* **Work to do**:
Look for "document" in the listing below. Gather each line that contains it.

---- Dataset content

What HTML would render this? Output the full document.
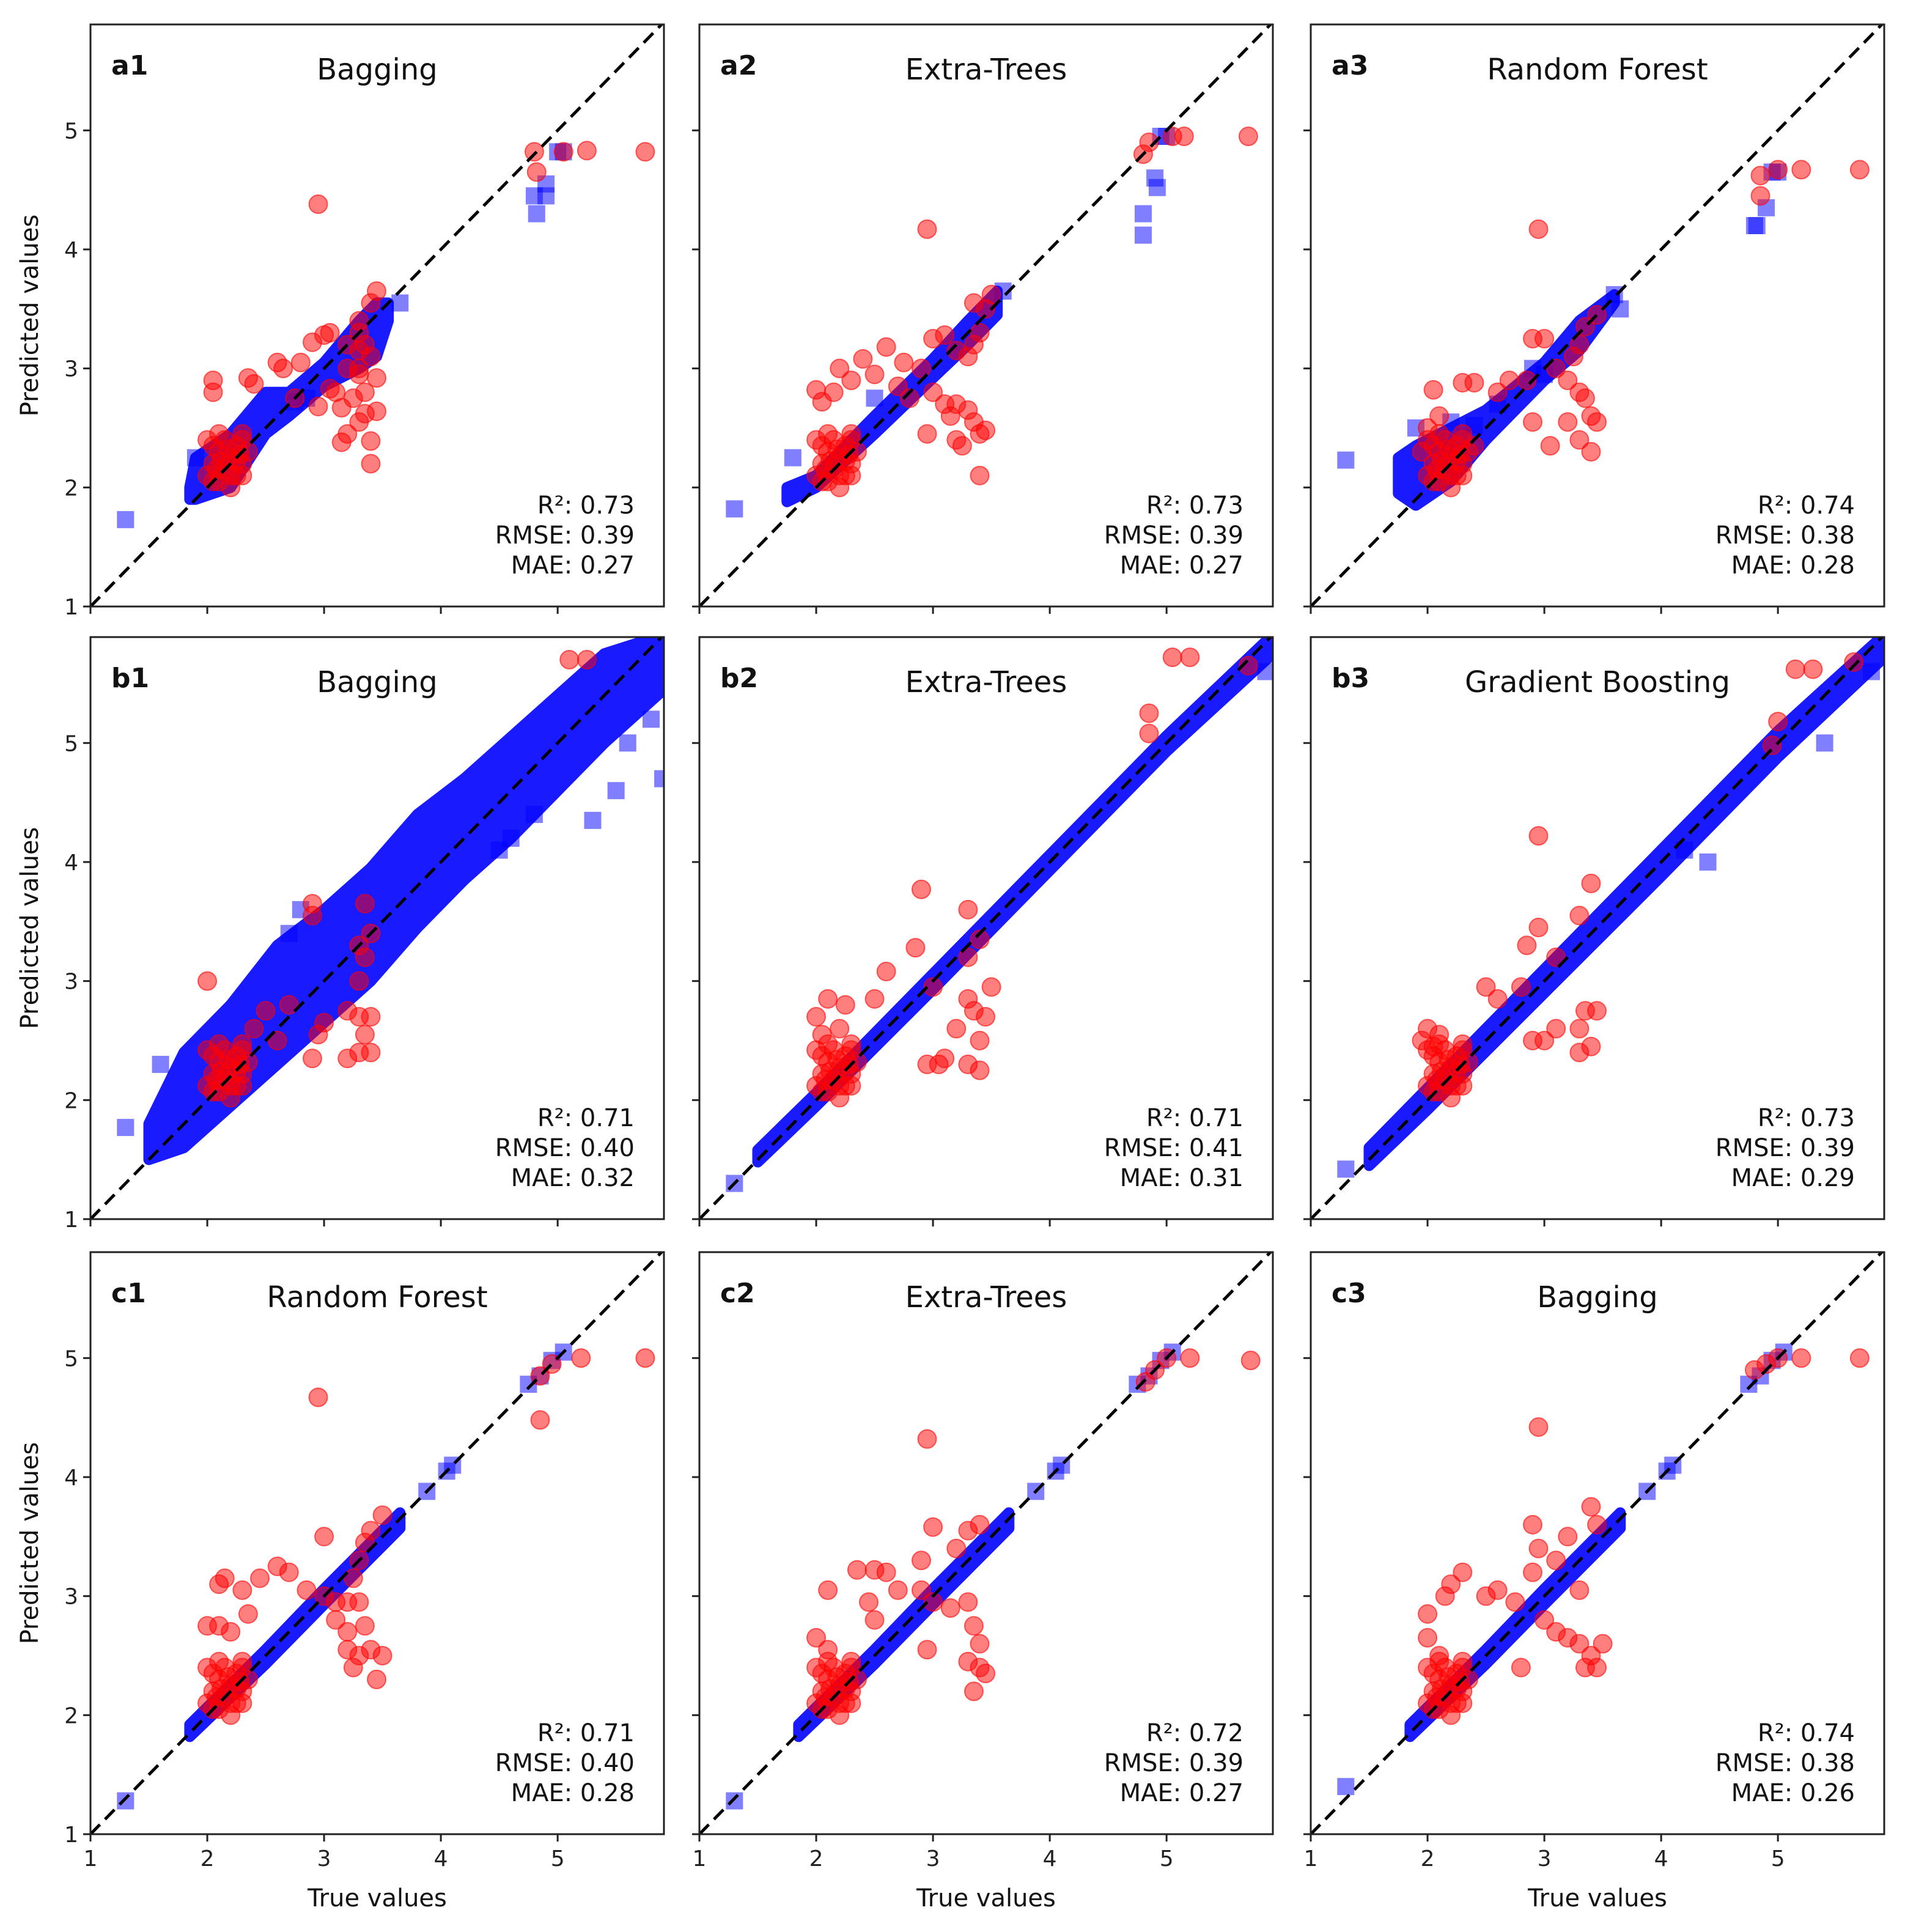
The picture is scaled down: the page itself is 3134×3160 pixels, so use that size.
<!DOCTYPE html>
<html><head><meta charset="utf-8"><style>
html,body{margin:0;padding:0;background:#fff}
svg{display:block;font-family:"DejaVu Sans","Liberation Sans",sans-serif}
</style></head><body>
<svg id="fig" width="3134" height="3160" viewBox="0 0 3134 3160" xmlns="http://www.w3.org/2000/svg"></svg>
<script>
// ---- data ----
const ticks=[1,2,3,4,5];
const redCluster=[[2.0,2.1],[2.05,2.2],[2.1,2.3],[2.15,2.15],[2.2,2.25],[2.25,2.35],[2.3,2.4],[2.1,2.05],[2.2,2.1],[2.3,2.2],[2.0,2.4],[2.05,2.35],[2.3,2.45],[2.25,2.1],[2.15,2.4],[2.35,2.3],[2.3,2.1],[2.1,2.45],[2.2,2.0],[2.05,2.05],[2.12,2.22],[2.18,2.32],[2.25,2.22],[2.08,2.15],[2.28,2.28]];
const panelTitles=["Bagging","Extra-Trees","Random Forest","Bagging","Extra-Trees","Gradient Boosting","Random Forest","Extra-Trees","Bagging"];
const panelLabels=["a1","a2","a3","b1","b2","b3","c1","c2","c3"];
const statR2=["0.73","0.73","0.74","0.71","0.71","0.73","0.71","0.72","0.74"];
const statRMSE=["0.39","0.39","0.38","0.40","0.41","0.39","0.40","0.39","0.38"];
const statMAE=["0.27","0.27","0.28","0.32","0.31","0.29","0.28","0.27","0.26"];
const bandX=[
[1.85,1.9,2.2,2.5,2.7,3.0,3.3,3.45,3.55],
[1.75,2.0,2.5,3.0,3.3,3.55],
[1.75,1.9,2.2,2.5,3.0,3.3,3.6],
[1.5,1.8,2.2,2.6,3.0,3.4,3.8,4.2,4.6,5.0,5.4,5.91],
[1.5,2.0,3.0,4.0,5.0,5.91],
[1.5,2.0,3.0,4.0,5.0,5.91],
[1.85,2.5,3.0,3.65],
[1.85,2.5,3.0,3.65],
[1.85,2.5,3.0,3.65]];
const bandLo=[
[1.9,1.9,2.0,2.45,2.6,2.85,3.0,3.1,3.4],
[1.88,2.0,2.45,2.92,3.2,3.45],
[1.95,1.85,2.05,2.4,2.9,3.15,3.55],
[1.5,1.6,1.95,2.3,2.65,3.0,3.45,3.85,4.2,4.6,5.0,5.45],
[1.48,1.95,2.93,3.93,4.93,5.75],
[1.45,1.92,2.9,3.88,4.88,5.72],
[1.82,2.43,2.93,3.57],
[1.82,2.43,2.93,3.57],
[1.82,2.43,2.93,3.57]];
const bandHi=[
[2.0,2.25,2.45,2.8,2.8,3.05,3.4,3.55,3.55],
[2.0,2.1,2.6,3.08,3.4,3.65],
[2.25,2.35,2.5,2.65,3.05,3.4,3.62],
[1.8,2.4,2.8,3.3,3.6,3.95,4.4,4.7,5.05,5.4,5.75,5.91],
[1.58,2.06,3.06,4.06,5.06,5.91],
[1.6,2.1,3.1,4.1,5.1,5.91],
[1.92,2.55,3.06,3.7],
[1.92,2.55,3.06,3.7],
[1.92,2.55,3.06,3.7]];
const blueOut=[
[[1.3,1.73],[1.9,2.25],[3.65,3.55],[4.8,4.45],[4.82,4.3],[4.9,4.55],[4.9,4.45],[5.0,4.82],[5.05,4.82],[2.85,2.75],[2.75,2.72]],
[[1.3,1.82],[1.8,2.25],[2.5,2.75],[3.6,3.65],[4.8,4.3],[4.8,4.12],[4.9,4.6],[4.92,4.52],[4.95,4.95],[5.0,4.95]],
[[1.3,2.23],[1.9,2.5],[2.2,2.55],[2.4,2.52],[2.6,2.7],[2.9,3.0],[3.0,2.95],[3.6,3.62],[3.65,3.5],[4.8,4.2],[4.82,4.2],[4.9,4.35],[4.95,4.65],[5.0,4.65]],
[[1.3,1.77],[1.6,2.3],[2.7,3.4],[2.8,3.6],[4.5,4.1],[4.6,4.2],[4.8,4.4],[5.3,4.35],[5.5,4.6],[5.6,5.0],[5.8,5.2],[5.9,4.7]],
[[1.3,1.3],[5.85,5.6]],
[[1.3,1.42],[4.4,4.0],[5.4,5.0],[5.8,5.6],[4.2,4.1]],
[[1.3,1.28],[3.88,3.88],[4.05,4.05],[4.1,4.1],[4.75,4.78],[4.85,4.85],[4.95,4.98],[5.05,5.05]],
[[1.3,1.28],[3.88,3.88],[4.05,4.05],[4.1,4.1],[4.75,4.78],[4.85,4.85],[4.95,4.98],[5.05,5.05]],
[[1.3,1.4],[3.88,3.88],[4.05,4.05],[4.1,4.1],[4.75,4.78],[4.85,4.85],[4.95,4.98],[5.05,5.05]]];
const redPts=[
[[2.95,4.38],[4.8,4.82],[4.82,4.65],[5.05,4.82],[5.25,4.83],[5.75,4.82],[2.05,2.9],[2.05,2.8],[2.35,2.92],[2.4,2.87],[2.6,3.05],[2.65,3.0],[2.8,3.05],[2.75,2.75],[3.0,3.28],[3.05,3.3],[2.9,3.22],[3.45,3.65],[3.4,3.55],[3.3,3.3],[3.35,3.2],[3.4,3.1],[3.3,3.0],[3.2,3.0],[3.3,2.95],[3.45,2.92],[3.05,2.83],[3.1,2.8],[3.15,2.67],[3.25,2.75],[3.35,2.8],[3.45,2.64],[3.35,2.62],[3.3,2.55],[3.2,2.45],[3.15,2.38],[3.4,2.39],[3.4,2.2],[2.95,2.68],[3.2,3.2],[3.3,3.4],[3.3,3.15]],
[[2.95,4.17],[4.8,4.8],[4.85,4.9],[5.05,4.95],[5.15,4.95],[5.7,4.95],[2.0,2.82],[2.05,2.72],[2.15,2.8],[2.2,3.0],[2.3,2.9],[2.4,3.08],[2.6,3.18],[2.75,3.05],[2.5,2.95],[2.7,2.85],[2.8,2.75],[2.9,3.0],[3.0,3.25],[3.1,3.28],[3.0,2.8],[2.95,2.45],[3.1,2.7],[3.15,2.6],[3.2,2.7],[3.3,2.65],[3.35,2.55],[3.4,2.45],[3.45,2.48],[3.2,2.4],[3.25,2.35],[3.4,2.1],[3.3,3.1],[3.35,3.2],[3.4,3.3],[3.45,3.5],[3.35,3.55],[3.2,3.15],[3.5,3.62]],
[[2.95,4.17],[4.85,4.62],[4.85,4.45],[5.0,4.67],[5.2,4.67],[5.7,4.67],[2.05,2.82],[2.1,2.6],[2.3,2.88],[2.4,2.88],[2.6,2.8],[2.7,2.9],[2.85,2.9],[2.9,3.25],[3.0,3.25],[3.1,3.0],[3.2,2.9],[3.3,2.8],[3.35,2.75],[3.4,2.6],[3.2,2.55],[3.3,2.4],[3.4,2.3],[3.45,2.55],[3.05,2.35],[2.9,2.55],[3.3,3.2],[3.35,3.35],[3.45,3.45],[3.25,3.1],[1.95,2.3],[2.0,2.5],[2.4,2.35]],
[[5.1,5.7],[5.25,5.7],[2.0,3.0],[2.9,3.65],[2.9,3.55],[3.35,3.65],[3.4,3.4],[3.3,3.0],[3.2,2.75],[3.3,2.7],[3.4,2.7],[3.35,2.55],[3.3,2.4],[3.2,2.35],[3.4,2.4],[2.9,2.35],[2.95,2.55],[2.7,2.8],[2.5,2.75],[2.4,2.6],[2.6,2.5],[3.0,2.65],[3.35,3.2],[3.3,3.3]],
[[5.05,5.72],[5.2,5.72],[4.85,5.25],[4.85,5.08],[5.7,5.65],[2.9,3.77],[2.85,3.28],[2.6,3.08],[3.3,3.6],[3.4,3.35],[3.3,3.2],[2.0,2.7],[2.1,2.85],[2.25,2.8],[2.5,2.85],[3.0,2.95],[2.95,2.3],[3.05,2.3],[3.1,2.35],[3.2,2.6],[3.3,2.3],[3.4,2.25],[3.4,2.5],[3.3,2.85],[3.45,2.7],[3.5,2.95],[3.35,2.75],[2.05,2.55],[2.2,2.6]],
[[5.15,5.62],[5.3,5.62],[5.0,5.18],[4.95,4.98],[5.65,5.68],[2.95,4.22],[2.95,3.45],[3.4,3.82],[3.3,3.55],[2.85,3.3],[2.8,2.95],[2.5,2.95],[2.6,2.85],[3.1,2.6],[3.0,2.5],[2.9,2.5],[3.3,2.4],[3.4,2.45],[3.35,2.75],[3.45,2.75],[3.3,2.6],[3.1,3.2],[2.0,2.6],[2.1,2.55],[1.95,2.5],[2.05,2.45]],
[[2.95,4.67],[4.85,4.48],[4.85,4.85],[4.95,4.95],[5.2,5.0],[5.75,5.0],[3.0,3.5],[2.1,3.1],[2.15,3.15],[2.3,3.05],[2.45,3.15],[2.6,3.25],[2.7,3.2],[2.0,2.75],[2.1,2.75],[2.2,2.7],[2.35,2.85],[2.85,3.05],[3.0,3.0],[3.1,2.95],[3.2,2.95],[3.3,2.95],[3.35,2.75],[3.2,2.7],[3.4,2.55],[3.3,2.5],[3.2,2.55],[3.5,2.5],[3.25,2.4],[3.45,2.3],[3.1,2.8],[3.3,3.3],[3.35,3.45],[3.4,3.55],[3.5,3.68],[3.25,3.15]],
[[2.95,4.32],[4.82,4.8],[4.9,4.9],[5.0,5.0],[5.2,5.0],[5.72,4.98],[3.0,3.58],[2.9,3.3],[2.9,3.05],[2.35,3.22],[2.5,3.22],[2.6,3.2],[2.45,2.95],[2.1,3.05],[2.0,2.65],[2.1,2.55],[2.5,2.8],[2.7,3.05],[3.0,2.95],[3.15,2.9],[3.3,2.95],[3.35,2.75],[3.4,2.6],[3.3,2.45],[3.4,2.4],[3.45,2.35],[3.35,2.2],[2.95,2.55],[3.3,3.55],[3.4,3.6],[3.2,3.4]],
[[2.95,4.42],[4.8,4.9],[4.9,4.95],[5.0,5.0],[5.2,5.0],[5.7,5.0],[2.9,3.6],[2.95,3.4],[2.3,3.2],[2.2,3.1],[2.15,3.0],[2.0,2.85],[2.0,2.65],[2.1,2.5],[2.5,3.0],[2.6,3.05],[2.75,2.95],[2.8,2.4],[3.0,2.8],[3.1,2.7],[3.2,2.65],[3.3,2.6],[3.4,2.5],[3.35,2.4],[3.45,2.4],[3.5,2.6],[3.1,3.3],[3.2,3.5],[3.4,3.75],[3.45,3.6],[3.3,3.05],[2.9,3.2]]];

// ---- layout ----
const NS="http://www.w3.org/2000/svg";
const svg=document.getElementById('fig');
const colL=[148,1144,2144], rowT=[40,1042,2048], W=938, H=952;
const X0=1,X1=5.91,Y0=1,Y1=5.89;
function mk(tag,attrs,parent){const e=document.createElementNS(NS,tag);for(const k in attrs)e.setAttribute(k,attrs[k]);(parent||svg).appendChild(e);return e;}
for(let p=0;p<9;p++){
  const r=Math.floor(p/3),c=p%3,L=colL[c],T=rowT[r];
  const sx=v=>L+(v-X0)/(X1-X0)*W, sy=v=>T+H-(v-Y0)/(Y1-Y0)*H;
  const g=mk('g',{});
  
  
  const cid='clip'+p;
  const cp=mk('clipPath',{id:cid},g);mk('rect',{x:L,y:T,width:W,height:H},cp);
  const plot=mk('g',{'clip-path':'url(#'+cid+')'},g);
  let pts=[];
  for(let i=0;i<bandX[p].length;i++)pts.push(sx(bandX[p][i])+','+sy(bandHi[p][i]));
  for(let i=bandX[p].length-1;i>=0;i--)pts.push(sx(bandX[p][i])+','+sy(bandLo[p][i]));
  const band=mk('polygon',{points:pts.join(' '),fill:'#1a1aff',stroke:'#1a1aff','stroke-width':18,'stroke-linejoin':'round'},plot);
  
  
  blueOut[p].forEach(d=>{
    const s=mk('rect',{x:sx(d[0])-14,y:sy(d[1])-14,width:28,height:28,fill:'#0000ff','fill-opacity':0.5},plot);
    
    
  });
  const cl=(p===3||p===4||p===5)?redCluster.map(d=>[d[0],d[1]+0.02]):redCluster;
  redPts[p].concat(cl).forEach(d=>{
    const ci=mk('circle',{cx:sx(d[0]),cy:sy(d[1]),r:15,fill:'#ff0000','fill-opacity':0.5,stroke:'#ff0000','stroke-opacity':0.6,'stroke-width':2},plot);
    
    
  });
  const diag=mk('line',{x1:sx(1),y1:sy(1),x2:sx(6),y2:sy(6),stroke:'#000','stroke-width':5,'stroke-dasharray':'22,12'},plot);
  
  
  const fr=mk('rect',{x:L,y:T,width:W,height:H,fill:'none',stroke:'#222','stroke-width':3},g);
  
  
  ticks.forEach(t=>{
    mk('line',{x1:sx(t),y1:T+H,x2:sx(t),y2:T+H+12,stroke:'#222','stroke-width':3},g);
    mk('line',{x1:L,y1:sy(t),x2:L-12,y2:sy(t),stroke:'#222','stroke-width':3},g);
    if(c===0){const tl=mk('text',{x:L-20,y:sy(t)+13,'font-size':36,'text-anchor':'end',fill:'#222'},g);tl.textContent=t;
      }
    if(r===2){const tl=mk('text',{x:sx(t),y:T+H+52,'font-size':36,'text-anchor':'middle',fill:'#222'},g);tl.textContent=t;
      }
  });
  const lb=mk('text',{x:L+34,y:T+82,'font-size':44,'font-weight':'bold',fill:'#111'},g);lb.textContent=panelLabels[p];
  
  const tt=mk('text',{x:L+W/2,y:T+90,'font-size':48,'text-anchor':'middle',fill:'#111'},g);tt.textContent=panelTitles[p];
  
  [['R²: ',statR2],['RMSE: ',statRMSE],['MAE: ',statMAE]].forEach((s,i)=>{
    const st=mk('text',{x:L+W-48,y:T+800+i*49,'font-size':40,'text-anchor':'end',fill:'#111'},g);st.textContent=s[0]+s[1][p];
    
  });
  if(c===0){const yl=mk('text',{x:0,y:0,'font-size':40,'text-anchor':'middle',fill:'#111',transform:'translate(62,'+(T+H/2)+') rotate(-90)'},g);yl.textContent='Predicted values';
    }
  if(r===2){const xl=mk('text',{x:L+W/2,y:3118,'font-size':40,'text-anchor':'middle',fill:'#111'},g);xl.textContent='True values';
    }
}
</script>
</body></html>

--------

* **Output**:
What HTML would render this? Output the full document.
const svg=document.getElementById('fig');
function mk(tag,attrs,parent){const e=document.createElementNS(NS,tag);for(const k in attrs)e.setAttribute(k,attrs[k]);(parent||svg).appendChild(e);return e;}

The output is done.